There has been a tremendous amount of discussion around defining Six Sigma in terms people within your business or organization can understand.

A long time crusade of mine has been to help define Six Sigma in everyday terms for both my fellow business quality professionals and top managers alike.

Just like some other definitions already viewable on the iSixSigma boards (“Tell me about Six Sigma“, “Explaining Six Sigma Traps“), I start the explanation with the three over arching themes of customer focus, data driven, and robust methodology.

1

Customer Focus
2

Data Driven
3

Robust Methodology
Ensuring all outputs meet customer specifications. This is very intuitive for manufacturing and industrial businesses; potentially a new concept for transactional businesses. Customer needs must be understood down to the tolerance level. In addition, new products and services should be conceived to meet the needs of customers not currently serviced. Data is necessary to identify input, process and output areas for improvement. Quality improvements are not haphazardly implemented. Instead, resources are assigned to projects when it can be shown through data analysis that a difference will be felt by the customer. Data alone cannot solve all your customer or business issues. A methodology for defect definition, measurement, analysis, improvement and control must be utilized to standardize improvement processes and maximize business productivity. Business processes should be structured around the customer’s ideal experience.

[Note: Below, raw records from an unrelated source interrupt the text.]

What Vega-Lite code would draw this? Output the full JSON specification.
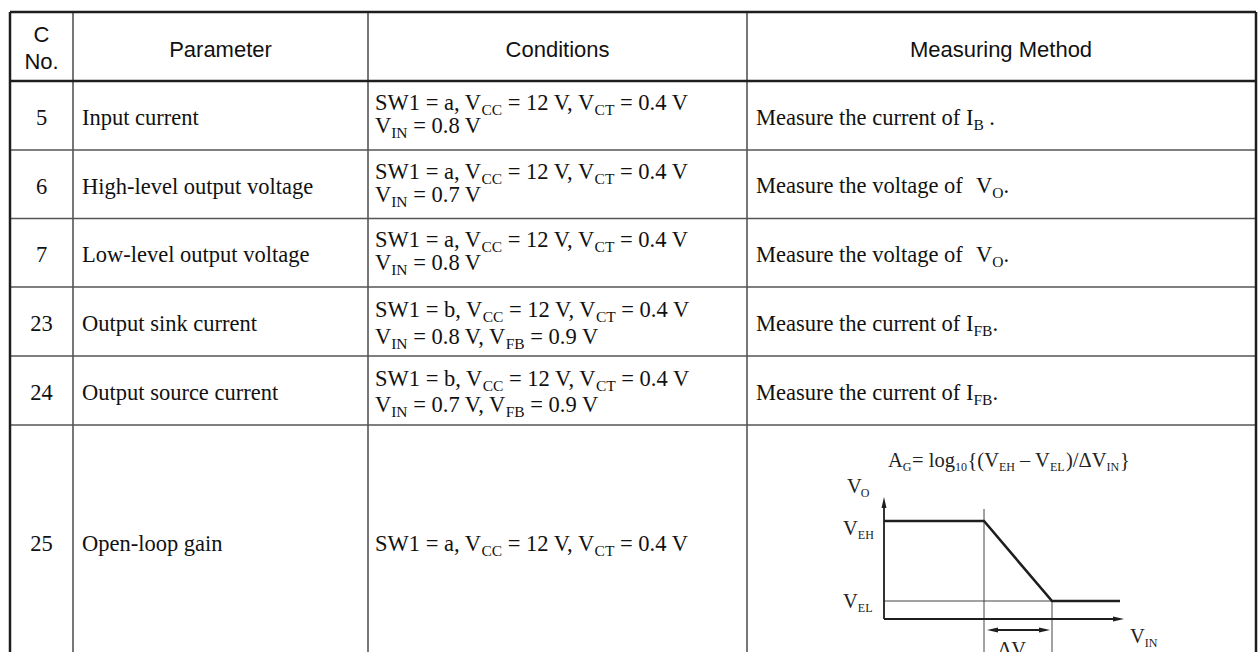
{
  "$schema": "https://vega.github.io/schema/vega-lite/v6.json",
  "width": 1258,
  "height": 652,
  "padding": 0,
  "autosize": {"type": "fit", "contains": "padding"},
  "background": "white",
  "config": {"view": {"stroke": null}},
  "datasets": {
    "lines": [
      {"x": 10, "y": 12, "x2": 1256, "y2": 12, "k": "heavy"},
      {"x": 10, "y": 81, "x2": 1256, "y2": 81, "k": "heavy"},
      {"x": 10, "y": 12, "x2": 10, "y2": 662, "k": "heavy"},
      {"x": 1256, "y": 12, "x2": 1256, "y2": 662, "k": "heavy"},
      {"x": 10, "y": 150, "x2": 1256, "y2": 150, "k": "grid"},
      {"x": 10, "y": 218.5, "x2": 1256, "y2": 218.5, "k": "grid"},
      {"x": 10, "y": 287, "x2": 1256, "y2": 287, "k": "grid"},
      {"x": 10, "y": 356, "x2": 1256, "y2": 356, "k": "grid"},
      {"x": 10, "y": 425, "x2": 1256, "y2": 425, "k": "grid"},
      {"x": 73, "y": 12, "x2": 73, "y2": 662, "k": "grid"},
      {"x": 368, "y": 12, "x2": 368, "y2": 662, "k": "grid"},
      {"x": 747, "y": 12, "x2": 747, "y2": 662, "k": "grid"}
    ],
    "texts": [
      {"k": "head", "t": "C", "x": 41.5, "y": 42},
      {"k": "head", "t": "No.", "x": 41.5, "y": 69},
      {"k": "head", "t": "Parameter", "x": 220.5, "y": 56.5},
      {"k": "head", "t": "Conditions", "x": 557.5, "y": 56.5},
      {"k": "head", "t": "Measuring Method", "x": 1001, "y": 56.5},

      {"k": "num", "t": "5", "x": 41.5, "y": 124.5},
      {"k": "num", "t": "6", "x": 41.5, "y": 193.5},
      {"k": "num", "t": "7", "x": 41.5, "y": 262},
      {"k": "num", "t": "23", "x": 41.5, "y": 330.5},
      {"k": "num", "t": "24", "x": 41.5, "y": 399.5},
      {"k": "num", "t": "25", "x": 41.5, "y": 551},

      {"k": "cell", "t": "Input current", "x": 82, "y": 124.5},
      {"k": "cell", "t": "High-level output voltage", "x": 82, "y": 193.5},
      {"k": "cell", "t": "Low-level output voltage", "x": 82, "y": 262},
      {"k": "cell", "t": "Output sink current", "x": 82, "y": 330.5},
      {"k": "cell", "t": "Output source current", "x": 82, "y": 399.5},
      {"k": "cell", "t": "Open-loop gain", "x": 82, "y": 551},

      {"k": "cell", "t": "SW1 = a, V", "x": 375, "y": 110},
      {"k": "sub", "t": "CC", "x": 481.4, "y": 110},
      {"k": "cell", "t": "= 12 V, V", "x": 507.7, "y": 110},
      {"k": "sub", "t": "CT", "x": 594.6, "y": 110},
      {"k": "cell", "t": "= 0.4 V", "x": 620, "y": 110},
      {"k": "cell", "t": "V", "x": 375, "y": 133},
      {"k": "sub", "t": "IN", "x": 391.2, "y": 133},
      {"k": "cell", "t": "= 0.8 V", "x": 413.2, "y": 133},
      {"k": "cell", "t": "Measure the current of I", "x": 756, "y": 124.5},
      {"k": "sub", "t": "B", "x": 973.4, "y": 124.5},
      {"k": "cell", "t": ".", "x": 989.3, "y": 124.5},

      {"k": "cell", "t": "SW1 = a, V", "x": 375, "y": 178.8},
      {"k": "sub", "t": "CC", "x": 481.4, "y": 178.8},
      {"k": "cell", "t": "= 12 V, V", "x": 507.7, "y": 178.8},
      {"k": "sub", "t": "CT", "x": 594.6, "y": 178.8},
      {"k": "cell", "t": "= 0.4 V", "x": 620, "y": 178.8},
      {"k": "cell", "t": "V", "x": 375, "y": 201.8},
      {"k": "sub", "t": "IN", "x": 391.2, "y": 201.8},
      {"k": "cell", "t": "= 0.7 V", "x": 413.2, "y": 201.8},
      {"k": "cell", "t": "Measure the voltage of", "x": 756, "y": 193.3},
      {"k": "cell", "t": "V", "x": 976, "y": 193.3},
      {"k": "sub", "t": "O", "x": 992.2, "y": 193.3},
      {"k": "cell", "t": ".", "x": 1003.4, "y": 193.3},

      {"k": "cell", "t": "SW1 = a, V", "x": 375, "y": 247.3},
      {"k": "sub", "t": "CC", "x": 481.4, "y": 247.3},
      {"k": "cell", "t": "= 12 V, V", "x": 507.7, "y": 247.3},
      {"k": "sub", "t": "CT", "x": 594.6, "y": 247.3},
      {"k": "cell", "t": "= 0.4 V", "x": 620, "y": 247.3},
      {"k": "cell", "t": "V", "x": 375, "y": 270.3},
      {"k": "sub", "t": "IN", "x": 391.2, "y": 270.3},
      {"k": "cell", "t": "= 0.8 V", "x": 413.2, "y": 270.3},
      {"k": "cell", "t": "Measure the voltage of", "x": 756, "y": 261.8},
      {"k": "cell", "t": "V", "x": 976, "y": 261.8},
      {"k": "sub", "t": "O", "x": 992.2, "y": 261.8},
      {"k": "cell", "t": ".", "x": 1003.4, "y": 261.8},

      {"k": "cell", "t": "SW1 = b, V", "x": 375, "y": 317},
      {"k": "sub", "t": "CC", "x": 482.7, "y": 317},
      {"k": "cell", "t": "= 12 V, V", "x": 509.0, "y": 317},
      {"k": "sub", "t": "CT", "x": 595.9, "y": 317},
      {"k": "cell", "t": "= 0.4 V", "x": 621.3, "y": 317},
      {"k": "cell", "t": "V", "x": 375, "y": 343.5},
      {"k": "sub", "t": "IN", "x": 391.2, "y": 343.5},
      {"k": "cell", "t": "= 0.8 V, V", "x": 413.2, "y": 343.5},
      {"k": "sub", "t": "FB", "x": 505.7, "y": 343.5},
      {"k": "cell", "t": "= 0.9 V", "x": 530.3, "y": 343.5},
      {"k": "cell", "t": "Measure the current of I", "x": 756, "y": 330.5},
      {"k": "sub", "t": "FB", "x": 973.4, "y": 330.5},
      {"k": "cell", "t": ".", "x": 992.4, "y": 330.5},

      {"k": "cell", "t": "SW1 = b, V", "x": 375, "y": 385.5},
      {"k": "sub", "t": "CC", "x": 482.7, "y": 385.5},
      {"k": "cell", "t": "= 12 V, V", "x": 509.0, "y": 385.5},
      {"k": "sub", "t": "CT", "x": 595.9, "y": 385.5},
      {"k": "cell", "t": "= 0.4 V", "x": 621.3, "y": 385.5},
      {"k": "cell", "t": "V", "x": 375, "y": 412},
      {"k": "sub", "t": "IN", "x": 391.2, "y": 412},
      {"k": "cell", "t": "= 0.7 V, V", "x": 413.2, "y": 412},
      {"k": "sub", "t": "FB", "x": 505.7, "y": 412},
      {"k": "cell", "t": "= 0.9 V", "x": 530.3, "y": 412},
      {"k": "cell", "t": "Measure the current of I", "x": 756, "y": 399.5},
      {"k": "sub", "t": "FB", "x": 973.4, "y": 399.5},
      {"k": "cell", "t": ".", "x": 992.4, "y": 399.5},

      {"k": "cell", "t": "SW1 = a, V", "x": 375, "y": 551},
      {"k": "sub", "t": "CC", "x": 481.4, "y": 551},
      {"k": "cell", "t": "= 12 V, V", "x": 507.7, "y": 551},
      {"k": "sub", "t": "CT", "x": 594.6, "y": 551},
      {"k": "cell", "t": "= 0.4 V", "x": 620, "y": 551},

      {"k": "fig", "t": "A", "x": 888, "y": 467},
      {"k": "figsub", "t": "G", "x": 902.8, "y": 467},
      {"k": "fig", "t": "= log", "x": 912, "y": 467},
      {"k": "figsub", "t": "10", "x": 955, "y": 467},
      {"k": "fig", "t": "{(V", "x": 967.5, "y": 467},
      {"k": "figsub", "t": "EH", "x": 999, "y": 467},
      {"k": "fig", "t": "– V", "x": 1020, "y": 467},
      {"k": "figsub", "t": "EL", "x": 1050, "y": 467},
      {"k": "fig", "t": ")/ΔV", "x": 1066, "y": 467},
      {"k": "figsub", "t": "IN", "x": 1106.5, "y": 467},
      {"k": "fig", "t": "}", "x": 1120, "y": 467},

      {"k": "fig", "t": "V", "x": 847, "y": 493},
      {"k": "figsub", "t": "O", "x": 860.8, "y": 493},
      {"k": "fig", "t": "V", "x": 843, "y": 535},
      {"k": "figsub", "t": "EH", "x": 857.8, "y": 535},
      {"k": "fig", "t": "V", "x": 843, "y": 608},
      {"k": "figsub", "t": "EL", "x": 857.8, "y": 608},
      {"k": "fig", "t": "V", "x": 1130, "y": 643},
      {"k": "figsub", "t": "IN", "x": 1144.8, "y": 643},
      {"k": "fig", "t": "ΔV", "x": 998, "y": 656},
      {"k": "figsub", "t": "IN", "x": 1025.5, "y": 656}
    ],
    "curve": [
      {"x": 884, "y": 521},
      {"x": 984, "y": 521},
      {"x": 1052, "y": 601},
      {"x": 1120, "y": 601}
    ],
    "figlines": [
      {"x": 884, "y": 619, "x2": 884, "y2": 506, "k": "axis"},
      {"x": 884, "y": 619, "x2": 1114, "y2": 619, "k": "axis"},
      {"x": 884, "y": 601, "x2": 1052, "y2": 601, "k": "thin"},
      {"x": 984, "y": 509, "x2": 984, "y2": 662, "k": "thin"},
      {"x": 1052, "y": 601, "x2": 1052, "y2": 662, "k": "thin"},
      {"x": 992, "y": 630, "x2": 1045, "y2": 630, "k": "axis"}
    ],
    "heads": [
      {"x": 884, "y": 502.5, "d": "up"},
      {"x": 1118.5, "y": 619, "d": "right"},
      {"x": 992.5, "y": 630, "d": "left"},
      {"x": 1044.5, "y": 630, "d": "right"}
    ]
  },
  "encoding": {
    "x": {"field": "x", "type": "quantitative", "axis": null, "scale": {"domain": [0, 1258], "nice": false, "zero": false}},
    "y": {"field": "y", "type": "quantitative", "axis": null, "scale": {"domain": [0, 652], "reverse": true, "nice": false, "zero": false}}
  },
  "layer": [
    {
      "data": {"name": "lines"},
      "transform": [{"filter": "datum.k === 'grid'"}],
      "mark": {"type": "rule", "color": "#555555", "strokeWidth": 1.6, "clip": true},
      "encoding": {"x2": {"field": "x2"}, "y2": {"field": "y2"}}
    },
    {
      "data": {"name": "lines"},
      "transform": [{"filter": "datum.k === 'heavy'"}],
      "mark": {"type": "rule", "color": "#1e1e1e", "strokeWidth": 2.5, "clip": true},
      "encoding": {"x2": {"field": "x2"}, "y2": {"field": "y2"}}
    },
    {
      "data": {"name": "texts"},
      "transform": [{"filter": "datum.k === 'head'"}],
      "mark": {"type": "text", "font": "Liberation Sans", "fontSize": 22, "align": "center", "baseline": "alphabetic", "color": "#111111", "clip": true},
      "encoding": {"text": {"field": "t"}}
    },
    {
      "data": {"name": "texts"},
      "transform": [{"filter": "datum.k === 'num'"}],
      "mark": {"type": "text", "font": "Liberation Serif", "fontSize": 22.5, "align": "center", "baseline": "alphabetic", "color": "#111111", "clip": true},
      "encoding": {"text": {"field": "t"}}
    },
    {
      "data": {"name": "texts"},
      "transform": [{"filter": "datum.k === 'cell'"}],
      "mark": {"type": "text", "font": "Liberation Serif", "fontSize": 22.5, "align": "left", "baseline": "alphabetic", "color": "#111111", "clip": true},
      "encoding": {"text": {"field": "t"}}
    },
    {
      "data": {"name": "texts"},
      "transform": [{"filter": "datum.k === 'sub'"}],
      "mark": {"type": "text", "font": "Liberation Serif", "fontSize": 15.5, "align": "left", "baseline": "alphabetic", "dy": 5, "color": "#111111", "clip": true},
      "encoding": {"text": {"field": "t"}}
    },
    {
      "data": {"name": "texts"},
      "transform": [{"filter": "datum.k === 'fig'"}],
      "mark": {"type": "text", "font": "Liberation Serif", "fontSize": 20.5, "align": "left", "baseline": "alphabetic", "color": "#222222", "clip": true},
      "encoding": {"text": {"field": "t"}}
    },
    {
      "data": {"name": "texts"},
      "transform": [{"filter": "datum.k === 'figsub'"}],
      "mark": {"type": "text", "font": "Liberation Serif", "fontSize": 12, "align": "left", "baseline": "alphabetic", "dy": 4, "color": "#222222", "clip": true},
      "encoding": {"text": {"field": "t"}}
    },
    {
      "data": {"name": "figlines"},
      "transform": [{"filter": "datum.k === 'thin'"}],
      "mark": {"type": "rule", "color": "#444444", "strokeWidth": 1, "clip": true},
      "encoding": {"x2": {"field": "x2"}, "y2": {"field": "y2"}}
    },
    {
      "data": {"name": "figlines"},
      "transform": [{"filter": "datum.k === 'axis'"}],
      "mark": {"type": "rule", "color": "#1e1e1e", "strokeWidth": 1.8, "clip": true},
      "encoding": {"x2": {"field": "x2"}, "y2": {"field": "y2"}}
    },
    {
      "data": {"name": "curve"},
      "mark": {"type": "line", "color": "#1e1e1e", "strokeWidth": 2.6, "clip": true},
      "encoding": {}
    },
    {
      "data": {"name": "heads"},
      "mark": {"type": "point", "filled": true, "color": "#1e1e1e", "opacity": 1, "size": 121, "strokeWidth": 0, "clip": true},
      "encoding": {
        "shape": {"field": "d", "type": "nominal", "legend": null, "scale": {"domain": ["up", "right", "left"], "range": ["M 0 -1 L 0.45 1 L -0.45 1 Z", "M 1 0 L -1 0.45 L -1 -0.45 Z", "M -1 0 L 1 0.45 L 1 -0.45 Z"]}}
      }
    }
  ]
}
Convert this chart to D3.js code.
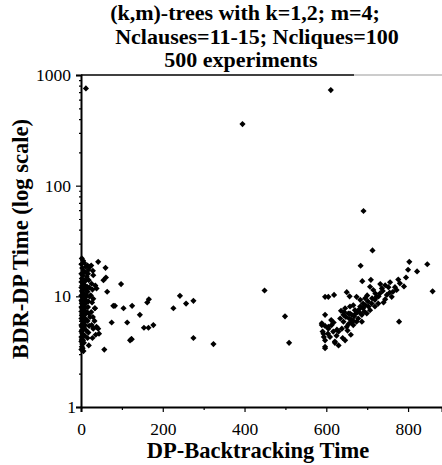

Depending on your audience, there may not be a need to define the DMADV and DMAIC methodologies. These tend to confuse those not ready for a full dissertation on the new process/product development and incremental, existing process improvement methodologies.

When you see the eyes of your audience begin to ‘glaze over’ — bail on the description. Stick to the three fundamental themes listed above.

I often find it useful to write these three themes on a white board or overhead for those individuals that are visual thinkers. Rather than just listening to your description, they can see and picture how the interrelationship can form while you explain each item.

Defining Six Sigma For Your Business Or Organization

Three simple over arching themes. And if they can remember just one supporting statement for why each is necessary, the prize is all the sweeter. Good luck!